◆ **Records shown**:
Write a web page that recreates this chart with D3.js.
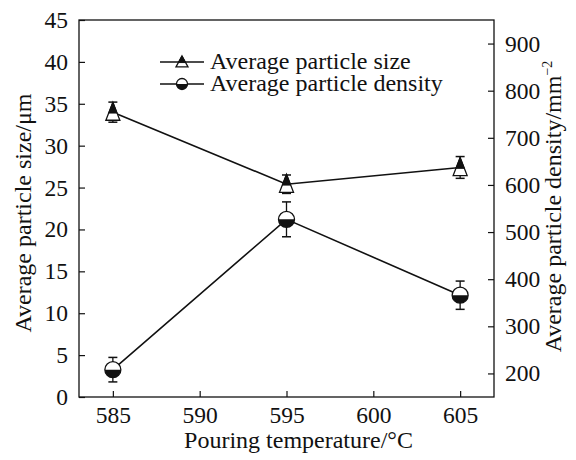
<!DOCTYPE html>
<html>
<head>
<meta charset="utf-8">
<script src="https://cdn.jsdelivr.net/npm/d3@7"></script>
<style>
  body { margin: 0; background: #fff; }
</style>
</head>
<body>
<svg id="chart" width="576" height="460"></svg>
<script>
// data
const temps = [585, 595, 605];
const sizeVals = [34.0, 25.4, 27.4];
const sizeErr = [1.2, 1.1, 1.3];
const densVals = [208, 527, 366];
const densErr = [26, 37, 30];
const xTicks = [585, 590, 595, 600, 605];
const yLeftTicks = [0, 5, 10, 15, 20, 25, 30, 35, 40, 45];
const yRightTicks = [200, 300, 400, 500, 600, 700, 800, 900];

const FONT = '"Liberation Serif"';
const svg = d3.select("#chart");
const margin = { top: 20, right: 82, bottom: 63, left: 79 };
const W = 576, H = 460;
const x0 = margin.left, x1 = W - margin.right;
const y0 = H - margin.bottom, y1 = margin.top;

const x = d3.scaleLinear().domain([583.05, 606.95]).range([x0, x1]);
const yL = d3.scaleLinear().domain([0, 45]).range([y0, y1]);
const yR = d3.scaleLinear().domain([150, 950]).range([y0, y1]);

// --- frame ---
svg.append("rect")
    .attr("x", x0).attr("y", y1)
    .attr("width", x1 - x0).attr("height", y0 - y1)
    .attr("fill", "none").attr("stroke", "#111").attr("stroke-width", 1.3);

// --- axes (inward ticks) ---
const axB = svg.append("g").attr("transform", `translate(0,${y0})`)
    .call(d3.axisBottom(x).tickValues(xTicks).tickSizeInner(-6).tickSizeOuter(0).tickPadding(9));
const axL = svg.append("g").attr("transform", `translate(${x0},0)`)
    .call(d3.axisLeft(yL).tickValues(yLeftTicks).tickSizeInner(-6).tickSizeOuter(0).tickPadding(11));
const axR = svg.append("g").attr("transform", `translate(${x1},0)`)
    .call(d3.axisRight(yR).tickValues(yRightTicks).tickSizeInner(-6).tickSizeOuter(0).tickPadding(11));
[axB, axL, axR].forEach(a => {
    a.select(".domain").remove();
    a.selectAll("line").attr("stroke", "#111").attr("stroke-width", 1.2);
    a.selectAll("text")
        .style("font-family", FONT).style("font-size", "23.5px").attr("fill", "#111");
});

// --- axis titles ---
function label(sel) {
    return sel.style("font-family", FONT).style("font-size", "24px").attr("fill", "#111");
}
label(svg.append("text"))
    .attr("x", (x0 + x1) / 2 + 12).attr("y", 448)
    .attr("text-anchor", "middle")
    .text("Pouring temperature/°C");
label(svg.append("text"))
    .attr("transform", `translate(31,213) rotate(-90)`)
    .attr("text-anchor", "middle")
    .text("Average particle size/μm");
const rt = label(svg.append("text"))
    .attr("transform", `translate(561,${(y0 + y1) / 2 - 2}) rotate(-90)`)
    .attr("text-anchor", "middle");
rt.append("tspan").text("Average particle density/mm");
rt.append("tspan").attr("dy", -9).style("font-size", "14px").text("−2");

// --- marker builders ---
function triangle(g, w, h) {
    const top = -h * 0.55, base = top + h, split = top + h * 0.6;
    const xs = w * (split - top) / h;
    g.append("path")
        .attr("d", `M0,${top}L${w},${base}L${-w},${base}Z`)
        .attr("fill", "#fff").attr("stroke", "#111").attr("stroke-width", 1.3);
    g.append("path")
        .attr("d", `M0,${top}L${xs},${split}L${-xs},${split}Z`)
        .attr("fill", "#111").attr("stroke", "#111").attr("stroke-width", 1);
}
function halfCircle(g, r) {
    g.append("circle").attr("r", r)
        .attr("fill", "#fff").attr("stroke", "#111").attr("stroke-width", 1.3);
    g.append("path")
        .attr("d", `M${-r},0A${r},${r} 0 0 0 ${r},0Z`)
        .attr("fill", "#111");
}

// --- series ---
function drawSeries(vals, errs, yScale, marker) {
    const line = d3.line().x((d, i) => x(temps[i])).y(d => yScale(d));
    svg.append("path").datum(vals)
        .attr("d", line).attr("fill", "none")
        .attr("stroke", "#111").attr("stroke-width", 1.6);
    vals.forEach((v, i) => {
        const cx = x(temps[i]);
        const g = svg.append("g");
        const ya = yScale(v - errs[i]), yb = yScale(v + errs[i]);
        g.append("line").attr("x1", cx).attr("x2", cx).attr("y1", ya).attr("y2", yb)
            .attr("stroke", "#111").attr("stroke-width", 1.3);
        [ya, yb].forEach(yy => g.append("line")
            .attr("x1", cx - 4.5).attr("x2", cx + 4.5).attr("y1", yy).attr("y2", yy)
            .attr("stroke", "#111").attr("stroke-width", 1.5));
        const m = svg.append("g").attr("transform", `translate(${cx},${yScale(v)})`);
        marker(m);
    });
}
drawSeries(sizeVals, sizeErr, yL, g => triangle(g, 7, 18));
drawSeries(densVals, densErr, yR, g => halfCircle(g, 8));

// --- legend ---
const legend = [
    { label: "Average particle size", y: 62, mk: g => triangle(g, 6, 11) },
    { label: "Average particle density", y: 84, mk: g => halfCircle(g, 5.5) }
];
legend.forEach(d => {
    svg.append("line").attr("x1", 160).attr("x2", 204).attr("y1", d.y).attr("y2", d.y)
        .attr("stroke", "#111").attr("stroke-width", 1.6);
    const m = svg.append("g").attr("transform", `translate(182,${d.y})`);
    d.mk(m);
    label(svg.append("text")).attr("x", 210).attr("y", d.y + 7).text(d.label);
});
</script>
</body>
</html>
* * *
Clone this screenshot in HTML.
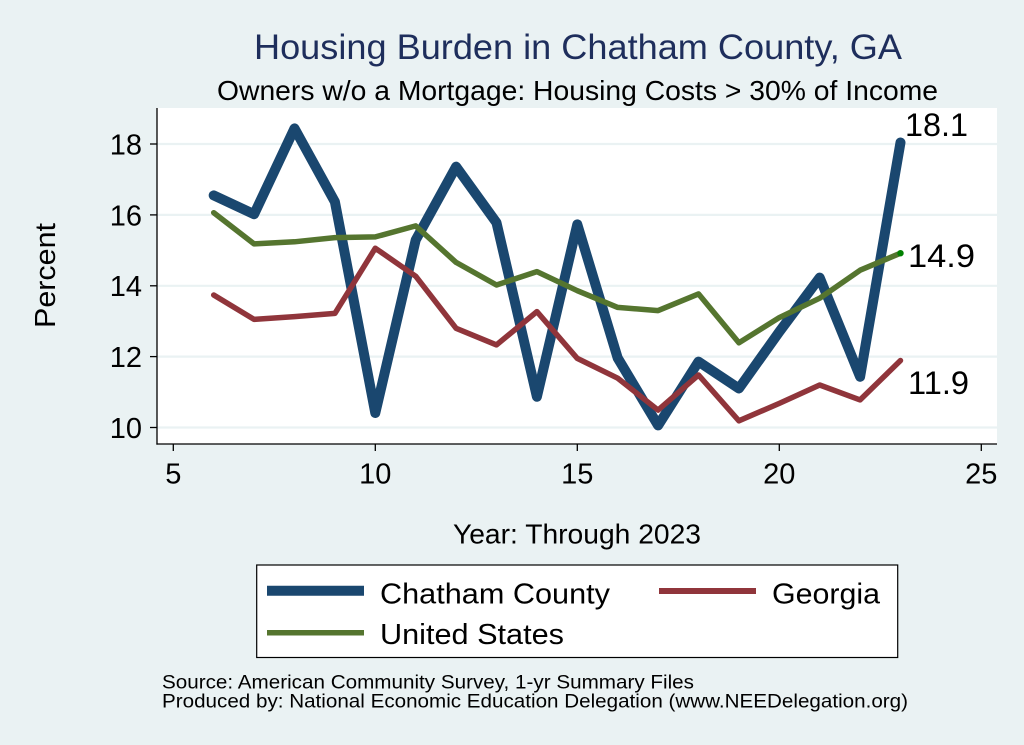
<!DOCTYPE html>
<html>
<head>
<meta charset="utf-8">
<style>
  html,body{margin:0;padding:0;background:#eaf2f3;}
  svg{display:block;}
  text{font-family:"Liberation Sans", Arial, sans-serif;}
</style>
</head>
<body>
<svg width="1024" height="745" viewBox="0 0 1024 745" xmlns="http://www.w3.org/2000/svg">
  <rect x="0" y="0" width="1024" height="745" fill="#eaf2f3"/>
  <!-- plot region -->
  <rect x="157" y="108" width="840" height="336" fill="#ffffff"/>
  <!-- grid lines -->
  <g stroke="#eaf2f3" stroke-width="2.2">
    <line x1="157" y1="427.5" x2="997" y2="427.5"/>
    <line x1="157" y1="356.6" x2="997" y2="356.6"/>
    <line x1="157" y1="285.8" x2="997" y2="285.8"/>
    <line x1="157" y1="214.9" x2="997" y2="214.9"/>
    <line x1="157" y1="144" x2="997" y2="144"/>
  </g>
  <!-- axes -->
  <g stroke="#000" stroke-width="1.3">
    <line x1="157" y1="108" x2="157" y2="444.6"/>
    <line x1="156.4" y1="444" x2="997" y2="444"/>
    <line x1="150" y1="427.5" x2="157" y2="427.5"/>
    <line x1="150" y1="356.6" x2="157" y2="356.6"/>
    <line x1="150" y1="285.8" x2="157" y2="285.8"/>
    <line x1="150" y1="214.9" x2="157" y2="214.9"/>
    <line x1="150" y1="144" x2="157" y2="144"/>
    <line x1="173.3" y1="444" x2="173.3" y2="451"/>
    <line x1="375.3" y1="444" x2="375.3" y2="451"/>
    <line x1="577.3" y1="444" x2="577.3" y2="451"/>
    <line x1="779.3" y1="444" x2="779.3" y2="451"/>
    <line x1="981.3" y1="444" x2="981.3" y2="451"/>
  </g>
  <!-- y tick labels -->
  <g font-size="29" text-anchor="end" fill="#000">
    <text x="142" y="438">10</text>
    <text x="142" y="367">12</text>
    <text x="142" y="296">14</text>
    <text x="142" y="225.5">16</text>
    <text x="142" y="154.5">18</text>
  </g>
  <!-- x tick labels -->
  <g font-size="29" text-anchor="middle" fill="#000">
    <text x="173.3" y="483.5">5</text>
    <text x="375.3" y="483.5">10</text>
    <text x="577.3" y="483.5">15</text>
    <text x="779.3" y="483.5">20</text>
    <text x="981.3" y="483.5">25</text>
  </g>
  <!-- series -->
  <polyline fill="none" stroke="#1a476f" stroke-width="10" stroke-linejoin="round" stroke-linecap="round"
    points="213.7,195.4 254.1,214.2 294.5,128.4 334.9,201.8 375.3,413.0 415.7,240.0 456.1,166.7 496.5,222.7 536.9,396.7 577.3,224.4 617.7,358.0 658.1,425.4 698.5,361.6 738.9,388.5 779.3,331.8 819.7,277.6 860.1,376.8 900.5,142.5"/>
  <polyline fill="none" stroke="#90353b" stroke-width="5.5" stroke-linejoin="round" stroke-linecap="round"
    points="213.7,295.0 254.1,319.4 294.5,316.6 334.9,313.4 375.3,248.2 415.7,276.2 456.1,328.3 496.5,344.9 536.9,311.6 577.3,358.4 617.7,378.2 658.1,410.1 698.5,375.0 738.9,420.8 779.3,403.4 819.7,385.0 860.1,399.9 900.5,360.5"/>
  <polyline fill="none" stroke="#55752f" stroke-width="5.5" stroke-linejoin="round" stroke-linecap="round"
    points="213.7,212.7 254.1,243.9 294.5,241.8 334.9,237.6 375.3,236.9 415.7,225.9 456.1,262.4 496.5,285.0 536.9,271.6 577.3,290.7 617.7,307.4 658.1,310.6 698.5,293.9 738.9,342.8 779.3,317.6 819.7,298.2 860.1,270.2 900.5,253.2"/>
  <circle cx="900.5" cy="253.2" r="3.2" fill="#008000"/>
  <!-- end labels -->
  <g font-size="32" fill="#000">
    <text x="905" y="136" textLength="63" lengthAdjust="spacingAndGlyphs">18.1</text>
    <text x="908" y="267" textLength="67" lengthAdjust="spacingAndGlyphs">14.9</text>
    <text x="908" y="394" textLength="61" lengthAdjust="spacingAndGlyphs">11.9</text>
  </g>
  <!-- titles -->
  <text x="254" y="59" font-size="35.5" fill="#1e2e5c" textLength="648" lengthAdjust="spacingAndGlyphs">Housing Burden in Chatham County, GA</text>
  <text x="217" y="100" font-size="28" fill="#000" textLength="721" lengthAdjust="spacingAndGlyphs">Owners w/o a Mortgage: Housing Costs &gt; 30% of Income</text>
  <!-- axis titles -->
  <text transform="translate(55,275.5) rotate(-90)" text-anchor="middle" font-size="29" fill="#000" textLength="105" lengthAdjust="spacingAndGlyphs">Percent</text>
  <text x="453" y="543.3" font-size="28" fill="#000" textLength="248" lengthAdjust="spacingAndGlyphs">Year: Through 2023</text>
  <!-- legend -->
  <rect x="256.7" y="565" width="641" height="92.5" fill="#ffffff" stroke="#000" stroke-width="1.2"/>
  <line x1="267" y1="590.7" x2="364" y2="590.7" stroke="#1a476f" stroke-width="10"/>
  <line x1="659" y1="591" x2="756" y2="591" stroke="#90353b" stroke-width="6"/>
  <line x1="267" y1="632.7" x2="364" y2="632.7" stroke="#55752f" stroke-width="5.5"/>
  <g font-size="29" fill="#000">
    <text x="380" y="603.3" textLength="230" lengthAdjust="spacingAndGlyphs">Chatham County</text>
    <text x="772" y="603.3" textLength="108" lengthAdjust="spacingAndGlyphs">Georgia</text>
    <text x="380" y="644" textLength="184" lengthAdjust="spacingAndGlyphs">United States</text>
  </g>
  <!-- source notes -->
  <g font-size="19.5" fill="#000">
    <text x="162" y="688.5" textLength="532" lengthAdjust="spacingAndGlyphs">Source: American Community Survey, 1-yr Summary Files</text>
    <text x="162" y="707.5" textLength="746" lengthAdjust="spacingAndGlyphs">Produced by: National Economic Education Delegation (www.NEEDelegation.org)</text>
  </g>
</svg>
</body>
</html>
* * *
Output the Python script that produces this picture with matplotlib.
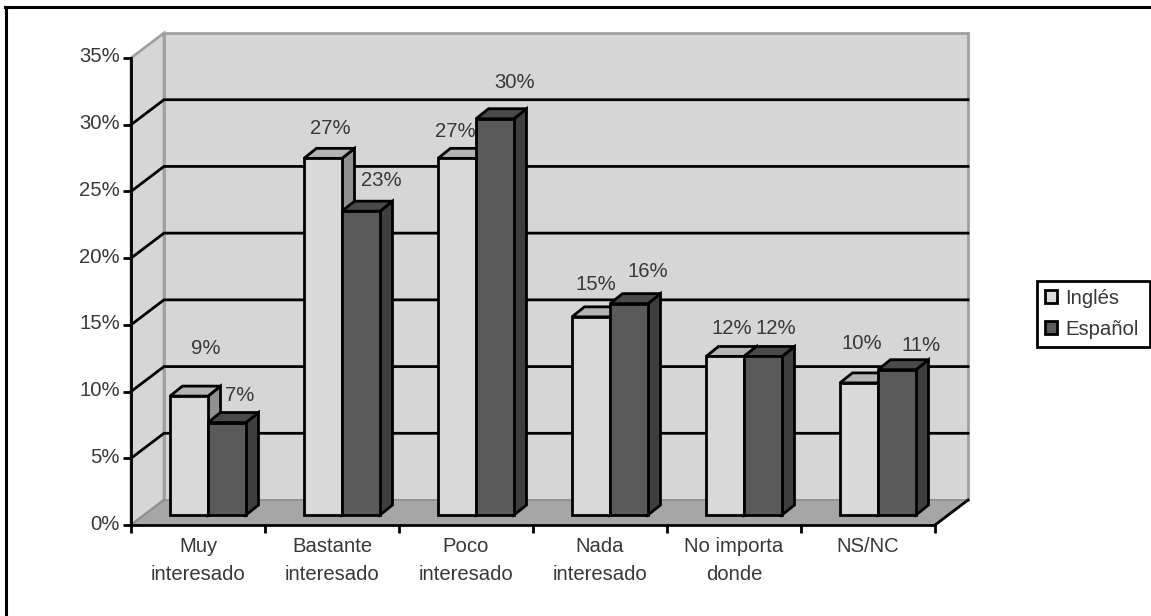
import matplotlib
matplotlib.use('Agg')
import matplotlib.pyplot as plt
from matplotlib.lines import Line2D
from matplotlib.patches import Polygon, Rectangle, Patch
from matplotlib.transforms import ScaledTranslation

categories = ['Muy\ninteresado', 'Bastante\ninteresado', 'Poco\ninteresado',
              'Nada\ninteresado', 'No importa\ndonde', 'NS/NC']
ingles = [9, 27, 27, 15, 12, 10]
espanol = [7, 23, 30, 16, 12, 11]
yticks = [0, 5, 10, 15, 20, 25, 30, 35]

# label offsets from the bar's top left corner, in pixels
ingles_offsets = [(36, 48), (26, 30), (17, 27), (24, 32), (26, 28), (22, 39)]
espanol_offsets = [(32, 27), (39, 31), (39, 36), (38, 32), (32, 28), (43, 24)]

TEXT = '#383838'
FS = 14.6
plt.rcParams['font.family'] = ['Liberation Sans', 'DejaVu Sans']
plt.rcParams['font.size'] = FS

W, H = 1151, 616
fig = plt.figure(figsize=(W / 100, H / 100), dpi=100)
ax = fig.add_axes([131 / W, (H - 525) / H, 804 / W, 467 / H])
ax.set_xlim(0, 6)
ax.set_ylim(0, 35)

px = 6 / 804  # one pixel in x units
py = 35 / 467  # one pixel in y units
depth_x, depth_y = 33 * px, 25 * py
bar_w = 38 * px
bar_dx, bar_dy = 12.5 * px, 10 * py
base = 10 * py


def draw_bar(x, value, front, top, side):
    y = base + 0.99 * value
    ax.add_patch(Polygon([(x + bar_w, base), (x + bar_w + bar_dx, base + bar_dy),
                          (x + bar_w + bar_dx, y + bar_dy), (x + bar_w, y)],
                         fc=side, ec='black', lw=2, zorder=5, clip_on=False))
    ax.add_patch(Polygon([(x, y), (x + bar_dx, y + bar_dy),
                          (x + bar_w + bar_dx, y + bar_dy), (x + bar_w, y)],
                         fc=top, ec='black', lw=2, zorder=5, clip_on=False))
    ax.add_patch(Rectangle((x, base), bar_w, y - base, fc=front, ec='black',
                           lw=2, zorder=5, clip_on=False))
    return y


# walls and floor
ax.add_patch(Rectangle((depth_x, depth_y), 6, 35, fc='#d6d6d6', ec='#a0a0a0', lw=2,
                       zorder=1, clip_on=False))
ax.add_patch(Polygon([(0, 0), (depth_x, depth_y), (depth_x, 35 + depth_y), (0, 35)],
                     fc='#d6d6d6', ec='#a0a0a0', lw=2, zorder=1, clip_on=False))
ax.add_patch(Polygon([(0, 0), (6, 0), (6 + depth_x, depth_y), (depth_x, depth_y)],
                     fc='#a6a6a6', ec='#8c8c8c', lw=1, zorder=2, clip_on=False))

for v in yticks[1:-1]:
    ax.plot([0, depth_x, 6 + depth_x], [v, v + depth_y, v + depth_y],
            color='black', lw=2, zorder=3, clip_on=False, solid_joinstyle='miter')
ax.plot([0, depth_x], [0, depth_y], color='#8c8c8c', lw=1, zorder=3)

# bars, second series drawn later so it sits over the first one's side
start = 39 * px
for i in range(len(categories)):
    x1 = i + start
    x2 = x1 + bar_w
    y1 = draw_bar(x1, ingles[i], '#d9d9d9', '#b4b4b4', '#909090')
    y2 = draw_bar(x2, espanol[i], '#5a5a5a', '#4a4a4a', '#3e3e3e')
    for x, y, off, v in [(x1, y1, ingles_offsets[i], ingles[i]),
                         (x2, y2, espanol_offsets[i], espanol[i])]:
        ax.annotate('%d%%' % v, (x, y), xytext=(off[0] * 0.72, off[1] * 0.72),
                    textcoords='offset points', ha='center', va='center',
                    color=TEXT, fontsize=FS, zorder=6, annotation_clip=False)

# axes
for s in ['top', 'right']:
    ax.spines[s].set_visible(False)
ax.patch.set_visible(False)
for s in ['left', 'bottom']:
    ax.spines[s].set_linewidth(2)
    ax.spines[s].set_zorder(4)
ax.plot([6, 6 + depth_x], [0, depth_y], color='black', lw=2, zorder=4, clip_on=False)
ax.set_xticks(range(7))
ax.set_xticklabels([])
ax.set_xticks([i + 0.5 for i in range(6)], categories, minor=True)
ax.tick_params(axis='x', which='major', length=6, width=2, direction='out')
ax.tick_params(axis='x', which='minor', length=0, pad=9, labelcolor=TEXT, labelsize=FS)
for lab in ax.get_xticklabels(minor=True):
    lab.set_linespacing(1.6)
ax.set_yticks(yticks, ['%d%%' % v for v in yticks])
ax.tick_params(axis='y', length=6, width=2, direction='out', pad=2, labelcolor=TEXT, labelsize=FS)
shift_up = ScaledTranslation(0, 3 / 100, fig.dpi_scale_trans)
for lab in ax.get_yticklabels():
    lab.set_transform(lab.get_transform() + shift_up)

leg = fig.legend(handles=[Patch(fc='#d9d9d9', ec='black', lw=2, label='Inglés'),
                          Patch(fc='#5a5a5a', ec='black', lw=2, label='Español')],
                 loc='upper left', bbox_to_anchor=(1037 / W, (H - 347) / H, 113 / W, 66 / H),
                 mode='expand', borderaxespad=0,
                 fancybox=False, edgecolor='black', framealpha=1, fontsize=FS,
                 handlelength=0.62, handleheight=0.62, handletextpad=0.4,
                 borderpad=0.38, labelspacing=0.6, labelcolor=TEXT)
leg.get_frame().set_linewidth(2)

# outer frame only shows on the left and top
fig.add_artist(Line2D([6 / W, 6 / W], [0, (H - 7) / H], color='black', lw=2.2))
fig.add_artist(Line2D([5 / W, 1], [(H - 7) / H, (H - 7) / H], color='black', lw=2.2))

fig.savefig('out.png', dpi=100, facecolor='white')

◆ **Task description**: Nothing but the lines above, starting at the line that contains "Output the Python" and ending at the line that contains "from matplotlib.transforms import", should be given again, exactly and without the pictures.

◆ **Expected output**:
Output the Python script that produces this picture with matplotlib.
import matplotlib
matplotlib.use('Agg')
import matplotlib.pyplot as plt
from matplotlib.lines import Line2D
from matplotlib.patches import Polygon, Rectangle, Patch
from matplotlib.transforms import ScaledTranslation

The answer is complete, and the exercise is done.